With pop-up clinics and dispatching vaccinators to remote locations on motorcycles and by boat, a new study showed that vaccination rates could be trebled in as little as three days in highly remote parts of Sierra Leone.

Although focused on bolstering uptake of COVID-19 vaccines, the authors are now investigating how their simple, cost-effective last-mile intervention can be expanded to deliver other priority vaccinations including routine immunisations for measles and polio, and vaccination against human papilloma virus (HPV).

“The largest expense was the transport cost of reaching remote communities; therefore, an obvious implication is that we should bundle COVID-19 vaccines with other necessary mother, infant and child health interventions that can be simultaneously delivered on the same trip,” says principal investigator Niccolo Meriggi, an applied microeconomist with a regional focus on sub-Saharan Africa.

Their model, he and his colleagues argue, is easily replicable across parts of Africa where vaccination rates are severely lagging among rural populations: “Access, among other approaches like communication, is crucial to achieving vaccine equity in developing countries, and will likely be relevant to new malaria vaccine rollout, and (of) other health products and services,” he adds.

Published in Nature, the study was conducted among residents of 150 rural towns outside of Sierra Leone’s national clinic network in 2022, one year into the COVID-19 vaccine rollout. The model not only proved to be 76% cheaper than the average cost of similar interventions, but also successfully trebled vaccination rates within just 48 to 72 hours.

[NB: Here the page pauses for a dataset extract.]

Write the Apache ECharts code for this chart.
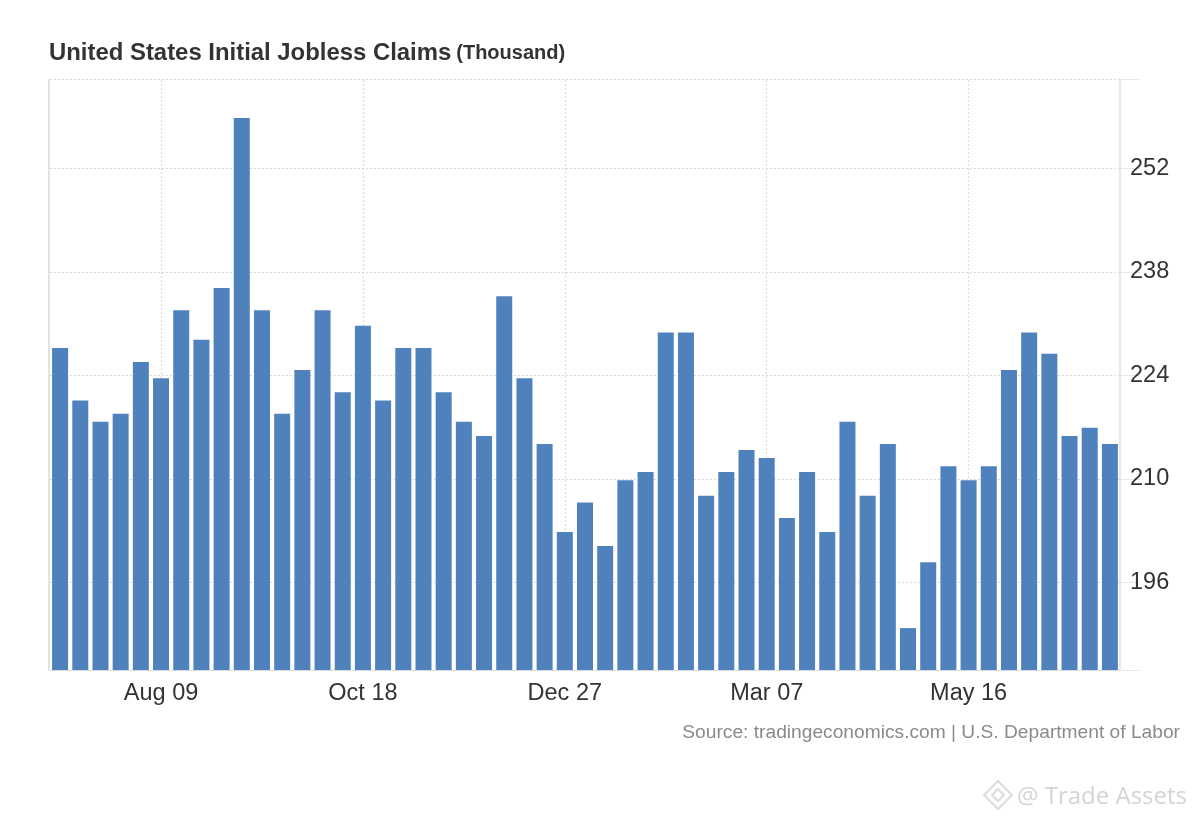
<!DOCTYPE html>
<html>
<head>
<meta charset="utf-8">
<style>html,body{margin:0;padding:0;background:#fff}#c{width:1200px;height:820px}</style>
<script src="https://cdn.jsdelivr.net/npm/echarts@6/dist/echarts.min.js"></script>
</head>
<body>
<div id="c"></div>
<script>
const titleText = "United States Initial Jobless Claims";
const unitText = "(Thousand)";
const sourceText = "Source: tradingeconomics.com | U.S. Department of Labor";
const watermarkText = "@ Trade Assets";
const categories = ["Jul 05","Jul 12","Jul 19","Jul 26","Aug 02","Aug 09","Aug 16","Aug 23","Aug 30","Sep 06","Sep 13","Sep 20","Sep 27","Oct 04","Oct 11","Oct 18","Oct 25","Nov 01","Nov 08","Nov 15","Nov 22","Nov 29","Dec 06","Dec 13","Dec 20","Dec 27","Jan 03","Jan 10","Jan 17","Jan 24","Jan 31","Feb 07","Feb 14","Feb 21","Feb 28","Mar 07","Mar 14","Mar 21","Mar 28","Apr 04","Apr 11","Apr 18","Apr 25","May 02","May 09","May 16","May 23","May 30","Jun 06","Jun 13","Jun 20","Jun 27","Jul 04"];
const claims = [227.7,220.6,217.7,218.8,225.8,223.6,232.8,228.8,235.8,258.8,232.8,218.8,224.7,232.8,221.7,230.7,220.6,227.7,227.7,221.7,217.7,215.8,234.7,223.6,214.7,202.8,206.8,200.9,209.8,210.9,229.8,229.8,207.7,210.9,213.9,212.8,204.7,210.9,202.8,217.7,207.7,214.7,189.8,198.7,211.7,209.8,211.7,224.7,229.8,226.9,215.8,216.9,214.7];
const yTicks = [196,210,224,238,252];
const yMin = 184.13, yMax = 264.08;
const xLabelIdx = [5,15,25,35,45];

const chart = echarts.init(document.getElementById('c'), null, {renderer:'canvas'});
const font = '"Liberation Sans", Arial, sans-serif';
chart.setOption({
  animation:false,
  backgroundColor:'#fff',
  title:{
    left:44, top:36,
    text:'{a|'+titleText+'} {b|'+unitText+'}',
    textStyle:{rich:{
      a:{fontFamily:font,fontWeight:'bold',fontSize:23.9,color:'#333'},
      b:{fontFamily:font,fontWeight:'bold',fontSize:20,color:'#333'}
    }}
  },
  grid:{left:50,right:80,top:79,bottom:150},
  xAxis:{
    type:'category',
    data:categories,
    boundaryGap:true,
    axisLine:{show:true,lineStyle:{color:'#dcdcdc',width:1}},
    axisTick:{show:false},
    axisLabel:{
      interval:(i)=>xLabelIdx.includes(i),
      fontFamily:font,fontSize:23.5,color:'#333',margin:12,hideOverlap:false
    },
    splitLine:{show:false}
  },
  yAxis:{
    type:'value',
    position:'right',
    min:yMin,max:yMax,
    axisLine:{show:true,lineStyle:{color:'#e6e6e6',width:2}},
    axisTick:{show:true,length:20,lineStyle:{color:'#e8e8e8'},customValues:[yMin].concat(yTicks,[yMax])},
    axisLabel:{
      customValues:yTicks,
      fontFamily:font,fontSize:23.5,color:'#333',margin:10,padding:[0,0,8,0]
    },
    splitLine:{show:true,lineStyle:{color:'#cfcfcf',type:[1.5,2.5],width:1.2}}
  },
  series:[
    {
      type:'bar',
      data:claims,
      barWidth:16,
      itemStyle:{color:'#4f81bd'},
      markLine:{
        silent:true,symbol:'none',z:0,animation:false,label:{show:false},
        lineStyle:{color:'#cfcfcf',type:[1.5,2.5],width:1.2},
        data:xLabelIdx.map(i=>({xAxis:categories[i]}))
      }
    },
    {
      type:'line',
      data:[],
      markLine:{
        silent:true,symbol:'none',z:0,animation:false,label:{show:false},
        lineStyle:{color:'#e2e2e2',type:'solid',width:2},
        data:[[{x:49,y:79},{x:49,y:670}]]
      }
    }
  ],
  graphic:[
    {type:'text',right:20,top:723,style:{text:sourceText,fontFamily:font,fontSize:19.2,fill:'#8a8a8a'}},
    {type:'text',left:1017,top:785,style:{text:watermarkText,fontFamily:'"Open Sans",sans-serif',fontSize:24,fill:'#d4d4d4'}},
    {type:'polygon',shape:{points:[[998,781],[1012,795],[998,809],[984,795]]},style:{fill:'none',stroke:'#dcdcdc',lineWidth:2}},
    {type:'polygon',shape:{points:[[998,789],[1004,795],[998,801],[992,795]]},style:{fill:'none',stroke:'#dcdcdc',lineWidth:2}}
  ]
});
</script>
</body>
</html>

“The vaccine doses and staff often travelled on motorbikes or on boats, given the difficult terrain they had to traverse to reach these remote communities,” the study reported, adding that vaccines were administered either during door-to-door visits, or at mobile vaccination sites that were open from sunrise to sunset. Engagements with community leaders, followed by bigger community meetings, proved critical.

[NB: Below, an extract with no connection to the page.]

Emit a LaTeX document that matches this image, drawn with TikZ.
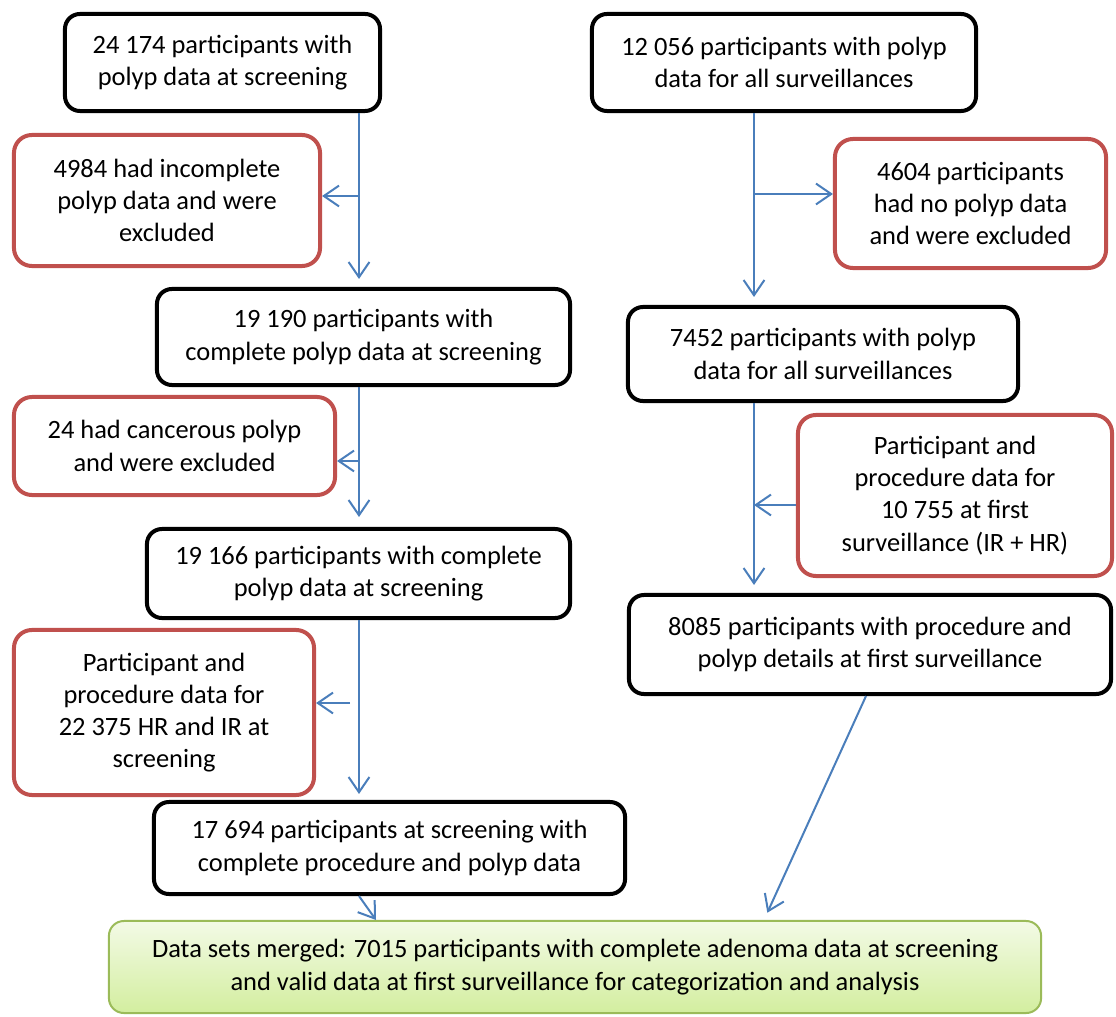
\documentclass[tikz,border=0pt]{standalone}
\usepackage{fontspec}
\setmainfont{Carlito}
\usetikzlibrary{arrows.meta}
\definecolor{flowblue}{HTML}{4A7EBB}
\definecolor{dropred}{HTML}{C0504D}
\definecolor{mergeline}{HTML}{9BBB59}
\definecolor{mergetop}{HTML}{F3FAE6}
\definecolor{mergebot}{HTML}{D3EE9F}
\tikzset{stage/.style={rectangle, rounded corners=0.375cm, line width=0.1cm, draw=black, align=center, inner sep=0pt}}
\tikzset{drop/.style={rectangle, rounded corners=0.45cm, line width=0.1cm, draw=dropred, align=center, inner sep=0pt}}
\tikzset{merged/.style={rectangle, rounded corners=0.375cm, line width=0.05cm, draw=mergeline, top color=mergetop, bottom color=mergebot, align=center, inner sep=0pt}}
\tikzset{flow/.style={draw=flowblue, line width=0.05cm, -{Straight Barb[length=0.38cm, width=0.52cm]}}}

\begin{document}
\begin{tikzpicture}[x=0.025cm, y=-0.025cm, font=\fontsize{18.8}{22.9}\selectfont]

    \useasboundingbox (0,0) rectangle (1116,1017);

    \node[stage, minimum width=7.875cm, minimum height=2.425cm] (scr1) at (222.5,62.5) {24 174 participants with\\polyp data at screening};
    \node[drop, minimum width=7.65cm, minimum height=3.275cm] (exc1) at (167,200.5) {4984 had incomplete\\polyp data and were\\excluded};
    \node[stage, minimum width=10.325cm, minimum height=2.4cm] (scr2) at (363.5,337) {19 190 participants with\\complete polyp data at screening};
    \node[drop, minimum width=8.025cm, minimum height=2.45cm] (exc2) at (174.5,446) {24 had cancerous polyp\\and were excluded};
    \node[stage, minimum width=10.575cm, minimum height=2.225cm] (scr3) at (358.5,573.5) {19 166 participants with complete\\polyp data at screening};
    \node[drop, minimum width=7.5cm, minimum height=4.125cm] (exc3) at (164,712.5) {Participant and\\procedure data for\\22 375 HR and IR at\\screening};
    \node[stage, minimum width=11.775cm, minimum height=2.3cm] (scr4) at (389.5,848) {17 694 participants at screening with\\complete procedure and polyp data};

    \node[stage, minimum width=9.6cm, minimum height=2.425cm] (sur1) at (784,62.5) {12 056 participants with polyp\\data for all surveillances};
    \node[drop, minimum width=6.775cm, minimum height=3.225cm] (exc5) at (970.5,203.5) {4604 participants\\had no polyp data\\and were excluded};
    \node[stage, minimum width=9.75cm, minimum height=2.35cm] (sur2) at (823,354) {7452 participants with polyp\\data for all surveillances};
    \node[drop, minimum width=7.85cm, minimum height=4.025cm] (add6) at (955,495.5) {Participant and\\procedure data for\\10 755 at first\\surveillance (IR + HR)};
    \node[stage, minimum width=12.05cm, minimum height=2.475cm] (sur3) at (870,644.5) {8085 participants with procedure and\\polyp details at first surveillance};

    \node[merged, minimum width=23.3cm, minimum height=2.3cm] (merge) at (575,967) {Data sets merged: 7015 participants with complete adenoma data at screening\\and valid data at first surveillance for categorization and analysis};

    \coordinate (lcol) at (359,0);
    \coordinate (rcol) at (754,0);
    \coordinate (j1) at (359,196);
    \coordinate (j2) at (359,461);
    \coordinate (j3) at (350,703);
    \coordinate (j5) at (754,194);
    \coordinate (j6) at (754,505);
    \coordinate (d1) at (376,0);
    \coordinate (d2) at (866,0);
    \coordinate (d3) at (764,0);

    \draw[flow, shorten >=0.2cm] (scr1.south -| lcol) -- (scr2.north -| lcol);
    \draw[flow] (j1) -- (exc1.east |- j1);
    \draw[flow, shorten >=0.25cm] (scr2.south -| lcol) -- (scr3.north -| lcol);
    \draw[flow] (j2) -- (exc2.east |- j2);
    \draw[flow, shorten >=0.15cm] (scr3.south -| lcol) -- (scr4.north -| lcol);
    \draw[flow] (j3) -- (exc3.east |- j3);
    \draw[flow] (scr4.south -| lcol) -- (merge.north -| d1);

    \draw[flow, shorten >=0.2cm] (sur1.south -| rcol) -- (sur2.north -| rcol);
    \draw[flow] (j5) -- (exc5.west |- j5);
    \draw[flow, shorten >=0.2cm] (sur2.south -| rcol) -- (sur3.north -| rcol);
    \draw[flow] (add6.west |- j6) -- (j6);
    \draw[flow, shorten >=0.2cm] (sur3.south -| d2) -- (merge.north -| d3);

  \end{tikzpicture}
\end{document}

Sierra Leone reached the World Health Organization (WHO) global target of vaccinating 70% of its adult population against COVID-19 in December 2022, with the organisation confirming in a website article that accessing people in remote villages had been the biggest challenge, especially during the rainy season.

Thanks to significant financial grants from organisations in the United States and the United Kingdom, the researchers are now working with Sierra Leone’s Ministry of Health to further explore the feasibility and cost-effectiveness of their model. The first bundle of services and health products for delivery include the COVID-19 vaccine, the HPV vaccine for girls aged 10 to 12, and routine immunisations for children younger than six.

The authors stressed that their study moved beyond the current research focus which focused largely on individual behavioural challenges, such as hesitancy. “Our study demonstrates that prioritising mobile services to overcome access difficulties faced by remote populations in developing countries can generate increased returns in terms of uptake of health services,” they say.